Anthropology | INTRO TO PREHISTORIC ARCHAEOLOGY
P200 | 0384 | Sievert
Description: This course will introduce you to archaeology as it applies
toward understanding the cultural history of humankind. Archaeologists are
famous for using other people's garbage as their main source of
information. So, this is a course about trash, and you will come to
appreciate the glories of trash. Starting with early humans (Homo
erectus), we will conduct a survey of remains left by people all over the
world, from the ancient Greeks to the Maya. Over the semester we will look
at the simplest stone tools to the most complex of stone pyramids. You
will learn how people came to develop such cool and nifty things as
agriculture, writing, and cemeteries. We will cover topics including food
and eating, trade, politics, religion, and of course, technology. You will
learn about how archaeologists think about the world, about culture, about
how they interpret the remains of material culture, and about how they
make their interpretations apply to the modern world.
Organization: There are four sections. The first deals with basic
information about archaeology and how it operates. The second looks at the
development of early human culture through the end of the Ice Ages about
10,000 years ago and into the start of agricultural ways. The third covers
New World cultures and elaboration of political systems, and the fourth
covers Old World cultures, including Egypt, Mesopotamia, and ancient
Format: There will be illustrated lectures, many slides, and videos.
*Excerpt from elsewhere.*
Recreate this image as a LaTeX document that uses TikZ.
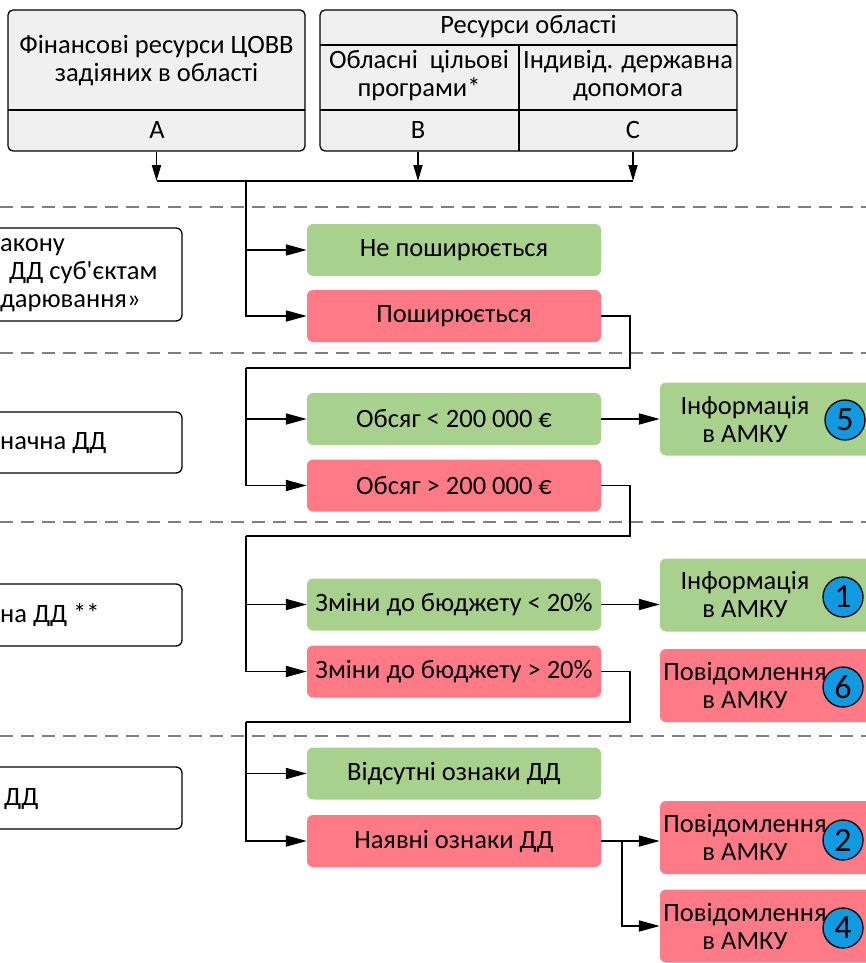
\documentclass[tikz,border=0pt]{standalone}
\usepackage{fontspec}
\setmainfont{Carlito}
\usetikzlibrary{arrows.meta}
\definecolor{okgreen}{RGB}{169,209,142}
\definecolor{badpink}{RGB}{255,122,135}
\definecolor{srcgray}{RGB}{240,240,240}
\definecolor{numblue}{RGB}{18,154,224}

\begin{document}
\begin{tikzpicture}[x=1pt,y=-1pt,font=\fontsize{26.5}{28}\selectfont]
        \tikzstyle{srcbox}=[draw,line width=1.3pt,rounded corners=5pt,fill=srcgray]
        \tikzstyle{lvlbox}=[draw,line width=1.3pt,rounded corners=6pt,fill=white,minimum width=202pt]
        \tikzstyle{yesbox}=[fill=okgreen,rounded corners=6pt,minimum width=294pt,minimum height=52pt,inner sep=2pt]
        \tikzstyle{nobox}=[fill=badpink,rounded corners=6pt,minimum width=294pt,minimum height=52pt,inner sep=2pt]
        \tikzstyle{outyes}=[fill=okgreen,rounded corners=6pt,minimum width=220pt,minimum height=73pt]
        \tikzstyle{outno}=[fill=badpink,rounded corners=6pt,minimum width=220pt,minimum height=73pt]
        \tikzstyle{numcirc}=[draw,circle,line width=1.3pt,fill=numblue,minimum size=40pt,inner sep=0pt,font=\fontsize{34}{34}\selectfont]
        \tikzstyle{stage}=[gray,line width=1.2pt,dash pattern=on 13pt off 8pt]
        \tikzstyle{wire}=[line width=1.8pt]
        \tikzstyle{into}=[wire,-{Triangle[length=21pt,width=11pt]}]
        \tikzstyle{down}=[wire,-{Triangle[length=16pt,width=9pt]}]

            \useasboundingbox (0,0) rectangle (866,963);
            \clip (0,0) rectangle (866,963);

            % stage separators
            \draw[stage] (0,207) -- (866,207)
            (0,353) -- (866,353)
            (0,522) -- (866,522)
            (0,736) -- (866,736)
            ;

            % sources
            \node[srcbox,minimum width=297pt,minimum height=141pt] (A) at (156.5,80.5) {};
            \node[srcbox,minimum width=417pt,minimum height=141pt] (BC) at (528.5,80.5) {};
            \draw[line width=1.3pt] (8,110) -- (305,110)
            (320,45) -- (737,45)
            (320,110) -- (737,110)
            (519,45) -- (519,151)
            ;
            \node[align=center] (Atxt) at (156.5,61) {Фінансові ресурси ЦОВВ\\задіяних в області};
            \node (Alab) at (157,130) {A};
            \node (BCtxt) at (528.5,27) {Ресурси області};
            \node[align=center] (Btxt) at (419,76) {Обласні\ \ цільові\\програми*};
            \node[align=center] (Ctxt) at (628,76) {Індивід. державна\\допомога};
            \node (Blab) at (418,130) {B};
            \node (Clab) at (633,130) {C};

            % left column
            \node[lvlbox,minimum height=93pt] (lvl1) at (81,274.5) {};
            \node[lvlbox,minimum height=61pt] (lvl2) at (81,442.5) {};
            \node[lvlbox,minimum height=62pt] (lvl3) at (81,615) {};
            \node[lvlbox,minimum height=62pt] (lvl4) at (81,798) {};
            \node[anchor=west,align=left,inner sep=0pt] (lvl1txt) at (0,275) {акону\\\hspace{9pt}ДД суб\textquotesingle єктам\\дарювання»};
            \node[anchor=west,inner sep=0pt] (lvl2txt) at (0,443) {начна ДД};
            \node[anchor=west,inner sep=0pt] (lvl3txt) at (0,615) {на ДД **};
            \node[anchor=west,inner sep=0pt] (lvl4txt) at (4,799) {ДД};

            % decisions
            \node[yesbox] (ne) at (454,250) {Не поширюється};
            \node[nobox] (po) at (454,316) {Поширюється};
            \node[yesbox] (ob1) at (454,419) {Обсяг < 200 000 €};
            \node[nobox] (ob2) at (454,485.5) {Обсяг > 200 000 €};
            \node[yesbox] (zm1) at (454,604.5) {Зміни до бюджету < 20\%};
            \node[nobox] (zm2) at (454,671.5) {Зміни до бюджету > 20\%};
            \node[yesbox] (vid) at (454,773.5) {Відсутні ознаки ДД};
            \node[nobox] (nay) at (454,841) {Наявні ознаки ДД};

            % outcomes
            \node[outyes] (inf5) at (770,419) {};
            \node[outyes] (inf1) at (770,595) {};
            \node[outno] (pov6) at (770,685.5) {};
            \node[outno] (pov2) at (770,837.5) {};
            \node[outno] (pov4) at (770,926) {};
            \node[align=center] (inf5txt) at (745,419) {Інформація\\в АМКУ};
            \node[align=center] (inf1txt) at (745,594) {Інформація\\в АМКУ};
            \node[align=center] (pov6txt) at (745,685) {Повідомлення\\в АМКУ};
            \node[align=center] (pov2txt) at (745,837) {Повідомлення\\в АМКУ};
            \node[align=center] (pov4txt) at (745,926) {Повідомлення\\в АМКУ};
            \node[numcirc] (n5) at (845,420) {5};
            \node[numcirc] (n1) at (843,597) {1};
            \node[numcirc] (n6) at (843,687) {6};
            \node[numcirc] (n2) at (843,840) {2};
            \node[numcirc] (n4) at (843,928) {4};

            \coordinate (bus) at (246,181);
            \coordinate (turn1) at (630,368);
            \coordinate (trunk1) at (246,368);
            \coordinate (turn2) at (630,536);
            \coordinate (trunk2) at (246,536);
            \coordinate (turn3) at (630,722);
            \coordinate (trunk3) at (246,722);
            \coordinate (fork) at (622,841);

            \draw[down] (A.south) -- (A.south |- bus);
            \draw[down] (Blab |- BC.south) -- (Blab |- bus);
            \draw[down] (Clab |- BC.south) -- (Clab |- bus);
            \draw[wire] (A.south |- bus) -- (Clab |- bus);
            \draw[into] (bus) |- (ne.west);
            \draw[into] (bus) |- (po.west);

            \draw[wire] (po.east) -| (turn1) -- (trunk1);
            \draw[into] (trunk1) |- (ob1.west);
            \draw[into] (trunk1) |- (ob2.west);
            \draw[into] (ob1.east) -- (inf5.west);

            \draw[wire] (ob2.east) -| (turn2) -- (trunk2);
            \draw[into] (trunk2) |- (zm1.west);
            \draw[into] (trunk2) |- (zm2.west);
            \draw[into] (zm1.east) -- (zm1.east -| inf1.west);

            \draw[wire] (zm2.east) -| (turn3) -- (trunk3);
            \draw[into] (trunk3) |- (vid.west);
            \draw[into] (trunk3) |- (nay.west);
            \draw[into] (nay.east) -- (nay.east -| pov2.west);
            \draw[into] (fork) |- (pov4.west);
        \end{tikzpicture}
\end{document}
Evaluation: Your grade comes from performance on 3 tests, 1short paper and
a project. The tests will have a combination of multiple choice and short
answer questions and cover material from lectures, discussions, films,
readings, and anything else that we do in class. Each test is worth 25%.
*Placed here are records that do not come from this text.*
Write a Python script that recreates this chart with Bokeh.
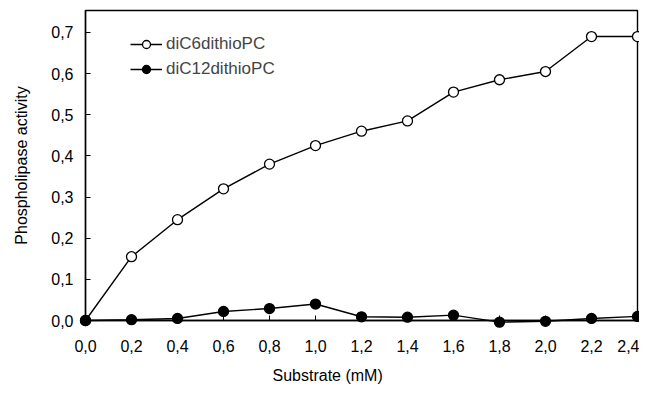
from bokeh.plotting import figure
from bokeh.models import FixedTicker, Legend, LegendItem, Range1d, Title
from bokeh.embed import file_html
from bokeh.resources import INLINE

substrate = [0.0, 0.2, 0.4, 0.6, 0.8, 1.0, 1.2, 1.4, 1.6, 1.8, 2.0, 2.2, 2.4]
dic6 = [0.0, 0.155, 0.245, 0.32, 0.38, 0.425, 0.46, 0.485, 0.555, 0.585, 0.605, 0.69, 0.69]
dic12 = [0.0, 0.002, 0.005, 0.022, 0.029, 0.040, 0.009, 0.008, 0.013, -0.004, -0.002, 0.005, 0.010]

x_ticks = [0.0, 0.2, 0.4, 0.6, 0.8, 1.0, 1.2, 1.4, 1.6, 1.8, 2.0, 2.2, 2.4]
x_labels = ["0,0", "0,2", "0,4", "0,6", "0,8", "1,0", "1,2", "1,4", "1,6", "1,8", "2,0", "2,2", "2,4"]
y_ticks = [0.0, 0.1, 0.2, 0.3, 0.4, 0.5, 0.6, 0.7]
y_labels = ["0,0", "0,1", "0,2", "0,3", "0,4", "0,5", "0,6", "0,7"]
x_title = "Substrate (mM)"
y_title = "Phospholipase activity"

FONT = "Liberation Sans"

p = figure(width=639, height=394, output_backend="svg", toolbar_location=None,
           x_range=Range1d(0, 2.4), y_range=Range1d(0, 0.7533),
           min_border_left=85, min_border_right=2, min_border_top=10, min_border_bottom=73)
p.grid.visible = False
p.background_fill_color = "white"
p.border_fill_color = "white"
p.outline_line_color = "black"
p.outline_line_width = 1.4

for ax in (p.xaxis[0], p.yaxis[0]):
    ax.axis_line_color = "black"
    ax.axis_line_width = 1.4
    ax.major_tick_in = 5
    ax.major_tick_out = 0
    ax.minor_tick_in = 0
    ax.minor_tick_out = 0
    ax.major_tick_line_color = "black"
    ax.major_label_text_font = FONT
    ax.major_label_text_font_size = "16px"
    ax.major_label_text_color = "black"
    ax.axis_label_text_font = FONT
    ax.axis_label_text_font_size = "16px"
    ax.axis_label_text_font_style = "normal"
    ax.axis_label_text_color = "black"

p.xaxis.ticker = FixedTicker(ticks=x_ticks)
p.xaxis.major_label_overrides = {t: l for t, l in zip(x_ticks, x_labels)}
p.yaxis.ticker = FixedTicker(ticks=y_ticks)
p.yaxis.major_label_overrides = {t: l for t, l in zip(y_ticks, y_labels)}
p.yaxis.axis_label = y_title
p.xaxis.major_label_standoff = 19
p.yaxis.major_label_standoff = 12
p.yaxis.axis_label_standoff = 18

# x title sits left of the frame centre in the original
p.add_layout(Title(text=x_title, align="left", offset=187, standoff=21,
                   text_font=FONT, text_font_size="16px", text_font_style="normal",
                   text_color="black"), "below")

l1 = p.line(substrate, dic6, line_color="black", line_width=1.4, level="overlay")
s1 = p.scatter(substrate, dic6, size=10, fill_color="white", line_color="black",
               line_width=1.3, level="overlay")
l2 = p.line(substrate, dic12, line_color="black", line_width=1.4, level="overlay")
s2 = p.scatter(substrate, dic12, size=10, fill_color="black", line_color="black",
               line_width=1.3, level="overlay")

legend = Legend(items=[LegendItem(label="diC6dithioPC", renderers=[l1, s1]),
                       LegendItem(label="diC12dithioPC", renderers=[l2, s2])],
                location=(45, 241), padding=0, margin=0, spacing=5,
                glyph_width=32, glyph_height=20, label_standoff=4,
                label_text_font=FONT, label_text_font_size="17px",
                border_line_color=None, background_fill_alpha=0)
p.add_layout(legend, "center")

open("out.html", "w").write(file_html(p, INLINE))
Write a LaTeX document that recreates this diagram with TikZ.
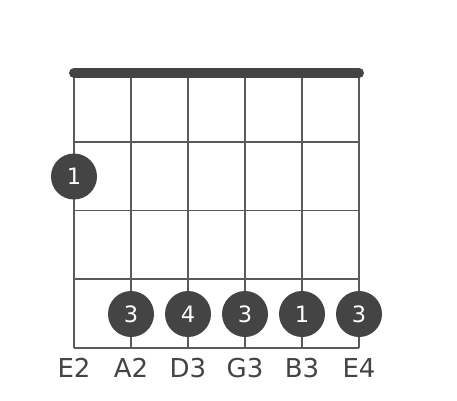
\documentclass[tikz,border=0pt]{standalone}
\usepackage{fontspec}
\setmainfont{DejaVu Sans}
\definecolor{dotgray}{HTML}{444444}
\definecolor{linegray}{HTML}{5A5A5A}
\tikzset{
  fretline/.style={draw=linegray, line width=1.6pt},
  fingerdot/.style={circle, fill=dotgray, inner sep=0pt, minimum size=46pt, text=white, font=\fontsize{22.5}{22.5}\selectfont},
  stringname/.style={text=dotgray, font=\fontsize{26}{26}\selectfont}
}
\begin{document}
\begin{tikzpicture}[x=1pt,y=-1pt]
\useasboundingbox (0,0) rectangle (457,400);
% strings and frets
\foreach \s in {0,...,5}
  \draw[fretline] (74+57*\s,73) -- (74+57*\s,348);
\foreach \f in {1,...,4}
  \draw[fretline] (74,73+68.75*\f) -- (359,73+68.75*\f);
% nut
\draw[dotgray, line width=10pt, line cap=round] (74,73) -- (359,73);
% fingers
\node[fingerdot] (e2) at (74,176.5) {1};
\node[fingerdot] (a2) at (131,314) {3};
\node[fingerdot] (d3) at (188,314) {4};
\node[fingerdot] (g3) at (245,314) {3};
\node[fingerdot] (b3) at (302,314) {1};
\node[fingerdot] (e4) at (359,314) {3};
% string names
\node[stringname] (le2) at (74,368) {E2};
\node[stringname] (la2) at (131,368) {A2};
\node[stringname] (ld3) at (188,368) {D3};
\node[stringname] (lg3) at (245,368) {G3};
\node[stringname] (lb3) at (302,368) {B3};
\node[stringname] (le4) at (359,368) {E4};
\end{tikzpicture}
\end{document}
Reaction paper: Read a journal article related to archaeology and critique
it. How does the article present archaeology? What topics/locations are
covered? What is the purpose of the article. Worth 10%.
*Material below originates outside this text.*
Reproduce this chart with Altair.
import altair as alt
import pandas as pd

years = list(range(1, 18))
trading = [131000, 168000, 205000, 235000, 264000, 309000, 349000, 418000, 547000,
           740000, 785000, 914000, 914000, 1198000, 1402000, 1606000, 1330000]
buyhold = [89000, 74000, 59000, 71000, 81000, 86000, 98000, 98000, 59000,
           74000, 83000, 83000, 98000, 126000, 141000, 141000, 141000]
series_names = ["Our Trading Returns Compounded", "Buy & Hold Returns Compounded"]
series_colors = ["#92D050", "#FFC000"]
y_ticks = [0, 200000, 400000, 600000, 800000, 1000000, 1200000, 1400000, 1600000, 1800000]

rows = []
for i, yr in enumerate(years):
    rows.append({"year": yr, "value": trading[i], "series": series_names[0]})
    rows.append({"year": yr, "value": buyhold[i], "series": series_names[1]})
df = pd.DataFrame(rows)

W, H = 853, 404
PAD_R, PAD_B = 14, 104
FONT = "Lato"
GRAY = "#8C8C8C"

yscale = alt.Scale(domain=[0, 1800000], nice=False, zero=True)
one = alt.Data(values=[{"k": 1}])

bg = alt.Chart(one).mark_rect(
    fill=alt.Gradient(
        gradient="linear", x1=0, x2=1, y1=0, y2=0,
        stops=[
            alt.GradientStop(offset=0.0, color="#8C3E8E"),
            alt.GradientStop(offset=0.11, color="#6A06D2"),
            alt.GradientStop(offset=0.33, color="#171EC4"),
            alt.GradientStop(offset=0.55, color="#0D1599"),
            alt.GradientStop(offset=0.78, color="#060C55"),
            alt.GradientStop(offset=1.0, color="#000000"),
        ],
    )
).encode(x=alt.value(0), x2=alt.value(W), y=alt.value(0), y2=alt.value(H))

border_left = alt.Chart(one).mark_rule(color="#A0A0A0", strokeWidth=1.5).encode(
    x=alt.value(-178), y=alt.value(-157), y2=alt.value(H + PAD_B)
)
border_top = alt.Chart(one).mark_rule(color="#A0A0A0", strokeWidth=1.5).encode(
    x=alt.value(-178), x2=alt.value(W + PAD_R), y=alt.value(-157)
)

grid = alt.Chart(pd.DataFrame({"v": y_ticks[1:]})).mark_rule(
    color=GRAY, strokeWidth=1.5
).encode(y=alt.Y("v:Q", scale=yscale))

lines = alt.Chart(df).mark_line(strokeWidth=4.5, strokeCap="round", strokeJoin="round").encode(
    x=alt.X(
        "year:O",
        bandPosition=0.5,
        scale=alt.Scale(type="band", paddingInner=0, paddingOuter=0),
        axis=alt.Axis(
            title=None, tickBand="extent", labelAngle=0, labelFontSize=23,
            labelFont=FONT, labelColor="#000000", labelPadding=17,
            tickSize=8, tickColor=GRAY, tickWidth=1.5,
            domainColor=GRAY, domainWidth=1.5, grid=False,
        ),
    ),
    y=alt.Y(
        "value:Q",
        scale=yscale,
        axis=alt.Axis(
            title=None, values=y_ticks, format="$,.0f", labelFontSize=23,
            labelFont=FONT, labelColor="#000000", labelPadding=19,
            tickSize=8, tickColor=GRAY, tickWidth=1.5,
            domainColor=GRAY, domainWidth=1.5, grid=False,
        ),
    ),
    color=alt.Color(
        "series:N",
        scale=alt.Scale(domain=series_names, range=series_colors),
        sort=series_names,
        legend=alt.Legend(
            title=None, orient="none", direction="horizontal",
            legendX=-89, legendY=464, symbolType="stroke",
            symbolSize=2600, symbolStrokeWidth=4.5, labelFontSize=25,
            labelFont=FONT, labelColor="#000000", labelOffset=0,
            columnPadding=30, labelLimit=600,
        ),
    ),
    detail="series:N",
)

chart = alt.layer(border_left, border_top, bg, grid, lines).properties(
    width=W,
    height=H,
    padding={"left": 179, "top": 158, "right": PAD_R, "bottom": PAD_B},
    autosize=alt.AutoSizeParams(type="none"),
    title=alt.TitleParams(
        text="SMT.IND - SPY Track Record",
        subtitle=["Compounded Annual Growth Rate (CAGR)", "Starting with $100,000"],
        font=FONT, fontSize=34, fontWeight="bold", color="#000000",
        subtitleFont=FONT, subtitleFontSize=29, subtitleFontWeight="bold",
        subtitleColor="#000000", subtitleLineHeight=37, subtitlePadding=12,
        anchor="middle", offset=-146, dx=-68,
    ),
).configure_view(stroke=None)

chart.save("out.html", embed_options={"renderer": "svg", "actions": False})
Project: Archaeologists often must interpret their work for the public.
The course project will consist of creating a brochure. You will take
information from your research on a specific topic and create a brochure
with pictures and text. The brochure will provide a creative way for you
to present what you have learned about a specific archaeological
discovery, site, prehistoric culture or topic. Your 3-fold (legal paper,
both sides) brochure should give a brief and easy-to-understand summary of
your topic. Worth 15%.
Textbooks: Images of the Past. Edited by T. D. Price, and G. M. Feinman.
3rd Edition. McGraw-Hill. 2001.
Archaeology: Original Readings in Method and Practice, edited by Peter
Peregrine, Carol Ember, and Melvin Ember. Prentice Hall.2002.